## The request:
In full and without alteration, give the listing again.

§ §

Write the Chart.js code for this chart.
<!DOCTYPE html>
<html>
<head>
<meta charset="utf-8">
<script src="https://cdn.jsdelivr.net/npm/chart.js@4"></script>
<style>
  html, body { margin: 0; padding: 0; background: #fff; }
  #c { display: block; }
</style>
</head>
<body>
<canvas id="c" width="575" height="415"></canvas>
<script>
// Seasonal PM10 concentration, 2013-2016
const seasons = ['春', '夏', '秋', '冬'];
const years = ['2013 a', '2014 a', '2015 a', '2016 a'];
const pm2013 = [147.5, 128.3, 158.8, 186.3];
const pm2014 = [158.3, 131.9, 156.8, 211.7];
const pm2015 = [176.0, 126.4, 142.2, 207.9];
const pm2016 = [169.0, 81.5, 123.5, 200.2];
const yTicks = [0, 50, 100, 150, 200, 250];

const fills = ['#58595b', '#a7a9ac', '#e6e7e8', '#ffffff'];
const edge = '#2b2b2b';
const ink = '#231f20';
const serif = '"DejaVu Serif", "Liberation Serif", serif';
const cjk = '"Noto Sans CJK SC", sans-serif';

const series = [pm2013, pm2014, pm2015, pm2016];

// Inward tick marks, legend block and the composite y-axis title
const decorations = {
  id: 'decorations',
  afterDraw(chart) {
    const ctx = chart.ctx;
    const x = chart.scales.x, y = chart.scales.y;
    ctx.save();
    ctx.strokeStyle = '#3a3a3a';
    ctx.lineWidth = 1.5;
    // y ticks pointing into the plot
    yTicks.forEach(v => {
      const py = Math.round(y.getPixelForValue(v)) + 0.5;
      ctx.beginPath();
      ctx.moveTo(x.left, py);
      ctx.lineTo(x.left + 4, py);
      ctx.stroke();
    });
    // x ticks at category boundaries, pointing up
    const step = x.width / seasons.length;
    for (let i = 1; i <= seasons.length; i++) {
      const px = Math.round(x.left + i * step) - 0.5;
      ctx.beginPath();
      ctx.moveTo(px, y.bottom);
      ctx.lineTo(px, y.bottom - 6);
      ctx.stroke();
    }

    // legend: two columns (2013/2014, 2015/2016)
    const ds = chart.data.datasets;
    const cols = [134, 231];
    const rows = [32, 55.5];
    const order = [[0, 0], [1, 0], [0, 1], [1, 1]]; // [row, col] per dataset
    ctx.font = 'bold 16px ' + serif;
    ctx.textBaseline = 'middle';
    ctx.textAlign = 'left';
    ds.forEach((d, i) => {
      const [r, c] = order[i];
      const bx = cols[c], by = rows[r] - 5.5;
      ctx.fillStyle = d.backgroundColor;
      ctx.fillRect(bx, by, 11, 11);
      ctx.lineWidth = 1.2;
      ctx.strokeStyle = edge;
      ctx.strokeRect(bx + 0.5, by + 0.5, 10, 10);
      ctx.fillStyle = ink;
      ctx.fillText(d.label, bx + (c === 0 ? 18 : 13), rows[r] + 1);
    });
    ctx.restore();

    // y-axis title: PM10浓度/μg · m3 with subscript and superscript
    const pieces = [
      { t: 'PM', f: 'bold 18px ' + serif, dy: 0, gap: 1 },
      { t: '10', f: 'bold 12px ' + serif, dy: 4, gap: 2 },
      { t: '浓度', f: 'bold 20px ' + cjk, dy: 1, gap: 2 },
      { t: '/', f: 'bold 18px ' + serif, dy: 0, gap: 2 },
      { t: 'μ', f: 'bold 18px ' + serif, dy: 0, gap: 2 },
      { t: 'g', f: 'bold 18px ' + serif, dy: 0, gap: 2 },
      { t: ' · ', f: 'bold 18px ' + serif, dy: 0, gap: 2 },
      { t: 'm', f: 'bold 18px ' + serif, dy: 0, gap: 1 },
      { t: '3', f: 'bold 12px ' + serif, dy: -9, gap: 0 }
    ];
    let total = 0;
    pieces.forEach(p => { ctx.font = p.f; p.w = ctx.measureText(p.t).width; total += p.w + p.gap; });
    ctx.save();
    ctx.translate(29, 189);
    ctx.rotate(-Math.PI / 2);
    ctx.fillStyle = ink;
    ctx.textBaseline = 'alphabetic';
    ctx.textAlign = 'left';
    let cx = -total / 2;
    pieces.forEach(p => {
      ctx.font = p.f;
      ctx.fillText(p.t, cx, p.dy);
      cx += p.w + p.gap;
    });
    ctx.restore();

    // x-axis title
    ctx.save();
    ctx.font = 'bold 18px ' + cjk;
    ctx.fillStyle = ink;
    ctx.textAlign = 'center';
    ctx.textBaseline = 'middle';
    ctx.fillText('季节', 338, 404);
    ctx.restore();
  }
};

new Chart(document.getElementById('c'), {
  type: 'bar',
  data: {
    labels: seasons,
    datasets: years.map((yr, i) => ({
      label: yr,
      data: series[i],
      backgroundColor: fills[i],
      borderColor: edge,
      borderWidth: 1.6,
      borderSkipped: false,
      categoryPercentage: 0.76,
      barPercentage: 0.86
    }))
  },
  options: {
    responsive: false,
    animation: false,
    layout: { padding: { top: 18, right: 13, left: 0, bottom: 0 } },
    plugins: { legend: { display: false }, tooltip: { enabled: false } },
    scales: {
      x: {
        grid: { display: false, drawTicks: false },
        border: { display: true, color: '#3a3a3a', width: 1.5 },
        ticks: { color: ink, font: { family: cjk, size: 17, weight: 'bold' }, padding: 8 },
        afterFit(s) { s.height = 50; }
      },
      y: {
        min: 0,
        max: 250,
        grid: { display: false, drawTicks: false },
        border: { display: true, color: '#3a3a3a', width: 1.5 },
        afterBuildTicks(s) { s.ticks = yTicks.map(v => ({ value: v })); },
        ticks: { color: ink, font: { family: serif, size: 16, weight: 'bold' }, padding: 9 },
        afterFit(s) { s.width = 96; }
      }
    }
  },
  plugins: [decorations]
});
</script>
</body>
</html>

§ §

## The answer:
Write the Chart.js code for this chart.
<!DOCTYPE html>
<html>
<head>
<meta charset="utf-8">
<script src="https://cdn.jsdelivr.net/npm/chart.js@4"></script>
<style>
  html, body { margin: 0; padding: 0; background: #fff; }
  #c { display: block; }
</style>
</head>
<body>
<canvas id="c" width="575" height="415"></canvas>
<script>
// Seasonal PM10 concentration, 2013-2016
const seasons = ['春', '夏', '秋', '冬'];
const years = ['2013 a', '2014 a', '2015 a', '2016 a'];
const pm2013 = [147.5, 128.3, 158.8, 186.3];
const pm2014 = [158.3, 131.9, 156.8, 211.7];
const pm2015 = [176.0, 126.4, 142.2, 207.9];
const pm2016 = [169.0, 81.5, 123.5, 200.2];
const yTicks = [0, 50, 100, 150, 200, 250];

const fills = ['#58595b', '#a7a9ac', '#e6e7e8', '#ffffff'];
const edge = '#2b2b2b';
const ink = '#231f20';
const serif = '"DejaVu Serif", "Liberation Serif", serif';
const cjk = '"Noto Sans CJK SC", sans-serif';

const series = [pm2013, pm2014, pm2015, pm2016];

// Inward tick marks, legend block and the composite y-axis title
const decorations = {
  id: 'decorations',
  afterDraw(chart) {
    const ctx = chart.ctx;
    const x = chart.scales.x, y = chart.scales.y;
    ctx.save();
    ctx.strokeStyle = '#3a3a3a';
    ctx.lineWidth = 1.5;
    // y ticks pointing into the plot
    yTicks.forEach(v => {
      const py = Math.round(y.getPixelForValue(v)) + 0.5;
      ctx.beginPath();
      ctx.moveTo(x.left, py);
      ctx.lineTo(x.left + 4, py);
      ctx.stroke();
    });
    // x ticks at category boundaries, pointing up
    const step = x.width / seasons.length;
    for (let i = 1; i <= seasons.length; i++) {
      const px = Math.round(x.left + i * step) - 0.5;
      ctx.beginPath();
      ctx.moveTo(px, y.bottom);
      ctx.lineTo(px, y.bottom - 6);
      ctx.stroke();
    }

    // legend: two columns (2013/2014, 2015/2016)
    const ds = chart.data.datasets;
    const cols = [134, 231];
    const rows = [32, 55.5];
    const order = [[0, 0], [1, 0], [0, 1], [1, 1]]; // [row, col] per dataset
    ctx.font = 'bold 16px ' + serif;
    ctx.textBaseline = 'middle';
    ctx.textAlign = 'left';
    ds.forEach((d, i) => {
      const [r, c] = order[i];
      const bx = cols[c], by = rows[r] - 5.5;
      ctx.fillStyle = d.backgroundColor;
      ctx.fillRect(bx, by, 11, 11);
      ctx.lineWidth = 1.2;
      ctx.strokeStyle = edge;
      ctx.strokeRect(bx + 0.5, by + 0.5, 10, 10);
      ctx.fillStyle = ink;
      ctx.fillText(d.label, bx + (c === 0 ? 18 : 13), rows[r] + 1);
    });
    ctx.restore();

    // y-axis title: PM10浓度/μg · m3 with subscript and superscript
    const pieces = [
      { t: 'PM', f: 'bold 18px ' + serif, dy: 0, gap: 1 },
      { t: '10', f: 'bold 12px ' + serif, dy: 4, gap: 2 },
      { t: '浓度', f: 'bold 20px ' + cjk, dy: 1, gap: 2 },
      { t: '/', f: 'bold 18px ' + serif, dy: 0, gap: 2 },
      { t: 'μ', f: 'bold 18px ' + serif, dy: 0, gap: 2 },
      { t: 'g', f: 'bold 18px ' + serif, dy: 0, gap: 2 },
      { t: ' · ', f: 'bold 18px ' + serif, dy: 0, gap: 2 },
      { t: 'm', f: 'bold 18px ' + serif, dy: 0, gap: 1 },
      { t: '3', f: 'bold 12px ' + serif, dy: -9, gap: 0 }
    ];
    let total = 0;
    pieces.forEach(p => { ctx.font = p.f; p.w = ctx.measureText(p.t).width; total += p.w + p.gap; });
    ctx.save();
    ctx.translate(29, 189);
    ctx.rotate(-Math.PI / 2);
    ctx.fillStyle = ink;
    ctx.textBaseline = 'alphabetic';
    ctx.textAlign = 'left';
    let cx = -total / 2;
    pieces.forEach(p => {
      ctx.font = p.f;
      ctx.fillText(p.t, cx, p.dy);
      cx += p.w + p.gap;
    });
    ctx.restore();

    // x-axis title
    ctx.save();
    ctx.font = 'bold 18px ' + cjk;
    ctx.fillStyle = ink;
    ctx.textAlign = 'center';
    ctx.textBaseline = 'middle';
    ctx.fillText('季节', 338, 404);
    ctx.restore();
  }
};

new Chart(document.getElementById('c'), {
  type: 'bar',
  data: {
    labels: seasons,
    datasets: years.map((yr, i) => ({
      label: yr,
      data: series[i],
      backgroundColor: fills[i],
      borderColor: edge,
      borderWidth: 1.6,
      borderSkipped: false,
      categoryPercentage: 0.76,
      barPercentage: 0.86
    }))
  },
  options: {
    responsive: false,
    animation: false,
    layout: { padding: { top: 18, right: 13, left: 0, bottom: 0 } },
    plugins: { legend: { display: false }, tooltip: { enabled: false } },
    scales: {
      x: {
        grid: { display: false, drawTicks: false },
        border: { display: true, color: '#3a3a3a', width: 1.5 },
        ticks: { color: ink, font: { family: cjk, size: 17, weight: 'bold' }, padding: 8 },
        afterFit(s) { s.height = 50; }
      },
      y: {
        min: 0,
        max: 250,
        grid: { display: false, drawTicks: false },
        border: { display: true, color: '#3a3a3a', width: 1.5 },
        afterBuildTicks(s) { s.ticks = yTicks.map(v => ({ value: v })); },
        ticks: { color: ink, font: { family: serif, size: 16, weight: 'bold' }, padding: 9 },
        afterFit(s) { s.width = 96; }
      }
    }
  },
  plugins: [decorations]
});
</script>
</body>
</html>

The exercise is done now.